Re: Why was exim selcted as the default MTA?
On 12 Jun 1999, Martin Bialasinski wrote:
> >> "J" == Jor-el <firstname.lastname@example.org> writes:
> J> ... and what are my alternatives?
> smail, sendmail, postfix maybe others I forgot. You can always choose
> the MTA you like best.
I guess I should have clarified my question a bit more. I've heard
that sendmail is prone to security problems, and qmail is non-free. Exim
is supposed to be better than smail. Which leaves me with postfix - of
which I havent heard anything. Please dont regard this as flamebait. I am
just trying to sort through various sources of information.

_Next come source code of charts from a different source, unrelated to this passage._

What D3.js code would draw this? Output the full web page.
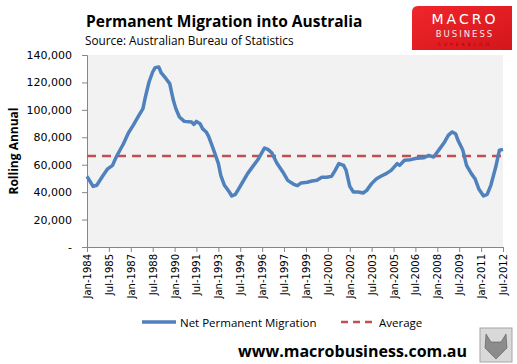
<!DOCTYPE html>
<html>
<head>
<meta charset="utf-8">
<script src="https://cdn.jsdelivr.net/npm/d3@7"></script>
<style>
  body { margin: 0; background: #fff; }
  svg { display: block; }
</style>
</head>
<body>
<div id="chart"></div>
<script>
// data (rolling annual net permanent migration)
var months = ["1984-01","1984-06","1984-09","1985-02","1985-06","1985-10","1986-01","1986-07","1986-11",
  "1987-03","1987-07","1987-11","1988-01","1988-04","1988-07","1988-09","1988-12","1989-02","1989-06",
  "1989-09","1989-12","1990-02","1990-05","1990-09","1991-03","1991-05","1991-07","1991-10","1991-12",
  "1992-03","1992-05","1992-09","1993-01","1993-03","1993-06","1993-10","1993-12","1994-03","1994-05",
  "1994-09","1995-01","1995-06","1995-10","1996-03","1996-06","1996-09","1997-01","1997-06","1997-10",
  "1998-03","1998-06","1998-09","1999-02","1999-06","1999-10","2000-02","2000-06","2000-10","2001-01",
  "2001-04","2001-08","2001-10","2002-01","2002-04","2002-08","2002-12","2003-03","2003-07","2003-11",
  "2004-03","2004-07","2004-11","2005-04","2005-06","2005-10","2006-03","2006-08","2007-02","2007-06",
  "2007-10","2008-01","2008-05","2008-07","2008-10","2009-01","2009-04","2009-06","2009-10","2010-01",
  "2010-05","2010-08","2010-11","2011-03","2011-06","2011-09","2012-01","2012-04","2012-07"];
var migration = [51500,44200,45000,52000,57000,59500,65600,75300,83100,
  88700,94800,100900,109400,120300,127600,130800,131300,126900,122700,
  119100,107000,100900,94800,91600,91100,89400,91600,89900,86300,
  83900,80700,71000,60800,52300,45000,40100,37200,38400,41300,
  47400,53500,59500,64400,72200,71000,68500,61300,54700,48600,
  45700,44700,46700,47200,48100,48600,50800,50800,51500,55900,
  60800,59500,55900,44200,40100,40100,39400,41300,46200,49800,
  51800,53500,55900,60800,59500,63200,63700,64700,65100,66800,
  65600,69300,74100,76600,81400,83900,82600,77800,70500,59500,
  53500,49800,42500,37200,38400,45000,58300,70500,71200];
var average = 66400;
var yTicks = [0,20000,40000,60000,80000,100000,120000,140000];
var xTickLabels = ["Jan-1984","Jul-1985","Jan-1987","Jul-1988","Jan-1990","Jul-1991","Jan-1993","Jul-1994",
  "Jan-1996","Jul-1997","Jan-1999","Jul-2000","Jan-2002","Jul-2003","Jan-2005","Jul-2006","Jan-2008",
  "Jul-2009","Jan-2011","Jul-2012"];

var parseMonth = d3.timeParse("%Y-%m");
var parseTick = d3.timeParse("%b-%Y");
var data = months.map(function(m, i) { return {date: parseMonth(m), value: migration[i]}; });

var W = 517, H = 364;
var margin = {top: 55, right: 14, bottom: 117, left: 87};
var width = W - margin.left - margin.right,
    height = H - margin.top - margin.bottom;

var svg = d3.select("#chart").append("svg")
    .attr("width", W)
    .attr("height", H);

var font = "'Open Sans', sans-serif";
var tickFont = "Verdana, 'DejaVu Sans', sans-serif";

// title + source
svg.append("text")
    .attr("x", 86).attr("y", 27)
    .style("font-family", font).style("font-weight", "bold").style("font-size", "15.5px")
    .style("fill", "#000")
    .text("Permanent Migration into Australia");
svg.append("text")
    .attr("x", 85).attr("y", 45)
    .style("font-family", font).style("font-size", "11.8px")
    .style("fill", "#000")
    .text("Source:  Australian Bureau of Statistics");

// logo box
var defs = svg.append("defs");
var grad = defs.append("linearGradient").attr("id", "logoGrad")
    .attr("x1", "0").attr("y1", "0").attr("x2", "1").attr("y2", "1");
grad.append("stop").attr("offset", "0%").attr("stop-color", "#f0262b");
grad.append("stop").attr("offset", "100%").attr("stop-color", "#d4161c");
var logo = svg.append("g").attr("transform", "translate(412,6)");
logo.append("path")
    .attr("d", "M6,0 H100 V44 H0 V6 Q0,0 6,0 Z")
    .attr("fill", "url(#logoGrad)");
logo.append("text").attr("x", 53).attr("y", 18).attr("text-anchor", "middle")
    .style("font-family", "'DejaVu Sans', sans-serif").style("font-size", "14px")
    .style("letter-spacing", "3px").style("fill", "#fff").text("MACRO");
logo.append("text").attr("x", 53).attr("y", 31).attr("text-anchor", "middle")
    .style("font-family", "'DejaVu Sans', sans-serif").style("font-size", "8.5px")
    .style("letter-spacing", "2px").style("fill", "#fff").style("opacity", 0.9).text("BUSINESS");
logo.append("text").attr("x", 53).attr("y", 40).attr("text-anchor", "middle")
    .style("font-family", "'DejaVu Sans', sans-serif").style("font-size", "4.5px")
    .style("letter-spacing", "3px").style("fill", "#a00").text("SUPERBLOG");

var g = svg.append("g")
    .attr("transform", "translate(" + margin.left + "," + margin.top + ")");

// scales
var x = d3.scaleTime()
    .domain([parseMonth("1984-01"), parseMonth("2012-07")])
    .range([0, width]);
var y = d3.scaleLinear().domain([0, 140000]).range([height, 0]);

// plot background
g.append("rect")
    .attr("width", width).attr("height", height)
    .attr("fill", "#f2f2f2");

// axes
var yAxis = d3.axisLeft(y).tickValues(yTicks).tickSize(5).tickPadding(10)
    .tickFormat(function(d) { return d === 0 ? "-" : d3.format(",")(d); });
var yAxisEl = g.append("g").call(yAxis);

var xAxis = d3.axisBottom(x)
    .tickValues(xTickLabels.map(parseTick))
    .tickSize(5)
    .tickFormat(d3.timeFormat("%b-%Y"));
var xAxisEl = g.append("g")
    .attr("transform", "translate(0," + height + ")")
    .call(xAxis);

[yAxisEl, xAxisEl].forEach(function(a) {
  a.select(".domain").attr("stroke", "#868686");
  a.selectAll(".tick line").attr("stroke", "#868686");
  a.selectAll("text").style("font-family", tickFont).style("fill", "#000");
});
yAxisEl.selectAll("text").style("font-size", "11px");
xAxisEl.selectAll("text")
    .style("font-size", "10px")
    .attr("text-anchor", "end")
    .attr("transform", "rotate(-90)")
    .attr("x", -7).attr("y", 0).attr("dy", "0.35em");

// axis title
svg.append("text")
    .attr("transform", "translate(18,151) rotate(-90)")
    .attr("text-anchor", "middle")
    .style("font-family", font).style("font-weight", "bold").style("font-size", "12px")
    .text("Rolling Annual");

// average line
g.append("line")
    .attr("x1", 0).attr("x2", width)
    .attr("y1", y(average)).attr("y2", y(average))
    .attr("stroke", "#c0504d").attr("stroke-width", 2.5)
    .attr("stroke-dasharray", "9,6");

// data line
var line = d3.line()
    .x(function(d) { return x(d.date); })
    .y(function(d) { return y(d.value); });
g.append("path").datum(data)
    .attr("d", line)
    .attr("fill", "none")
    .attr("stroke", "#4f81bd")
    .attr("stroke-width", 3.5)
    .attr("stroke-linejoin", "round");

// legend
var legend = svg.append("g").attr("transform", "translate(0,322)");
legend.append("line").attr("x1", 142).attr("x2", 176).attr("y1", 0).attr("y2", 0)
    .attr("stroke", "#4f81bd").attr("stroke-width", 3.5);
legend.append("text").attr("x", 180).attr("y", 4.5)
    .style("font-family", font).style("font-size", "11.5px").text("Net Permanent Migration");
legend.append("line").attr("x1", 341).attr("x2", 375).attr("y1", 0).attr("y2", 0)
    .attr("stroke", "#c0504d").attr("stroke-width", 2.5).attr("stroke-dasharray", "7,5");
legend.append("text").attr("x", 379).attr("y", 4.5)
    .style("font-family", font).style("font-size", "11.5px").text("Average");

// footer
svg.append("text")
    .attr("x", 467).attr("y", 357).attr("text-anchor", "end")
    .style("font-family", font).style("font-weight", "bold").style("font-size", "16px")
    .text("www.macrobusiness.com.au");

// wolf badge placeholder
var badge = svg.append("g").attr("transform", "translate(480,328)");
badge.append("rect").attr("width", 32).attr("height", 34)
    .attr("fill", "#d9d9d9").attr("stroke", "#a6a6a6");
badge.append("path")
    .attr("d", "M6,6 L11,14 L21,14 L26,6 L27,20 L16,31 L5,20 Z")
    .attr("fill", "#8c8c8c").attr("stroke", "#595959").attr("stroke-width", 0.6);
</script>
</body>
</html>
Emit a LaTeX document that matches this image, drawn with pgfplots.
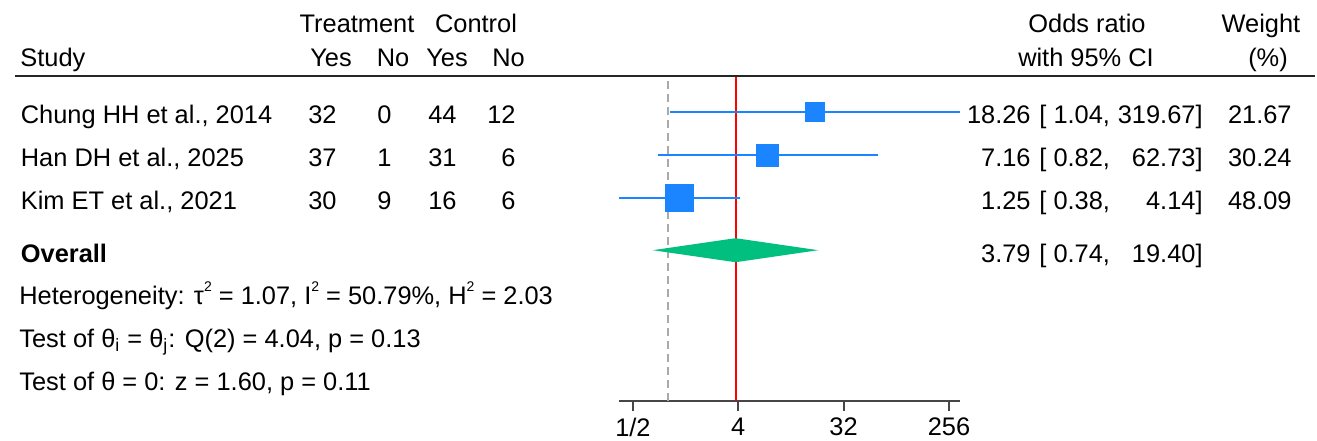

> There was a flamebait about this some time ago, you may want to browse
> the archives, and I would be happy, if there wouldn't be one this
I would love to search the archives, but as I mentioned in my
note, the search doesnt work, presently. So if anyone can send me links,
that would be appreciated.
> J> The designer of exim has explicitly stated that exim was designed
> J> with 24x7 connectivity to the internet assumed. Because of that
> J> assumption, people who use exim on dialup machines, or machines
> J> having some other intermittent connection, have to workaround some
> J> problems. And since the number of such machines is growing, I think
> J> Debian should reconsider this decision.
> I haven't heared that another MTAs do this better than exim. They
> seem to be alike with respect to this.
> J> Consider the case where a mail is addressed to an external address
> J> as well as local ones. Now a copy of the mail will have to be made, and
> J> only the copy destined for the external world will have to be rewritten.
> So why don't you just headers_remove and headers_add in the transport
> that sends the mail to your ISP's MTA?
I dont understand this solution. What does this do, and how does
this work. Can you give me a rough idea of where to look in the exim docs?